Recordações de um calor insuportável
Não tenho sorte com os dias de calor. Nos anos 1990, entrei numa lojinha de Lisboa. Era agosto, o calor parecia vir do deserto, a morte assomava como uma alternativa simpática. Aturdido, lembro de que gostei da gravata da vitrine e quis comprá-la nem que fosse para me iludir de que estava vivo. "Não quer uma camisa?", disse-me uma voz logo atrás do caixa. O vendedor era loquaz. Tinha 1,60m, cabelo preto pesado e os ares de quem estaria a gosto se governasse o mundo. "Não, não, obrigado. Para mim, camisa só sob medida. A numeração normal dificilmente me serve. Faço as minhas em Hong Kong, dez de cada vez." Mas ele não se deu por rendido.
"Prove esta aqui." Rebati: "Quando não ficam ruins no colarinho, sobram nos punhos." A teimosia do cara me contagiou. Se provasse, ganharia mais uns minutos no ar refrigerado. Entrei na cabine. Dito e feito. Punhos ok, mas o colarinho muito baixo. Aliviado, sai para que ele visse. "Tá vendo? Não falei?" Ele rebateu. "Está muito giro, está perfeita pá, é o número certo". Sorri da insistência, mas ele voltou à carga: "Se quer saber(e), esta é vossa medida. É a ideal, já que não tem pescoço".

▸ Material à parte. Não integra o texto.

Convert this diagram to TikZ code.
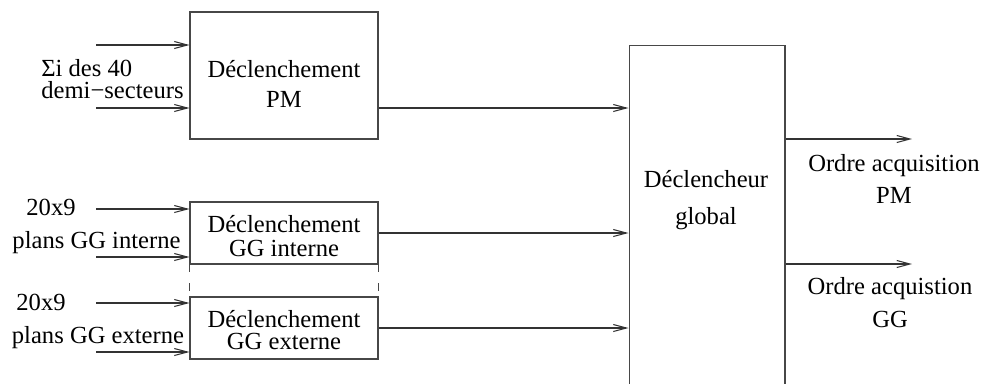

Meu mundo rodopiou. Seria o calor? Sem dúvida. "Como é, meu amigo? Não tenho pescoço? Será que ouvi bem?" Ele não se abalou. "Ora, ora, não me diga que não sabia. Como não tem pescoço, convém usar colarinho frouxinho e baixinho. Assim, pensarão que tem pescoço, quando, na verdade, já não o tem mais, se é que teve um dia". Furioso, mandei embrulhar a gravata e ainda ouvi-o resmungar. "Ora, já não se pode dizer as verdades" Passei meses andando de pescoço espichado como girafa, imitando meu conterrâneo Marco Maciel. Contei a história a mamãe, que adorou o vendedor. "É desse tipo de amigos que você precisa. Um homem desse vale ouro, vamos ver se você desperta." Queria só uma gravata, mas ganhei um complexo. Foi pedagógico. Coisas do verão, coisas de Portugal.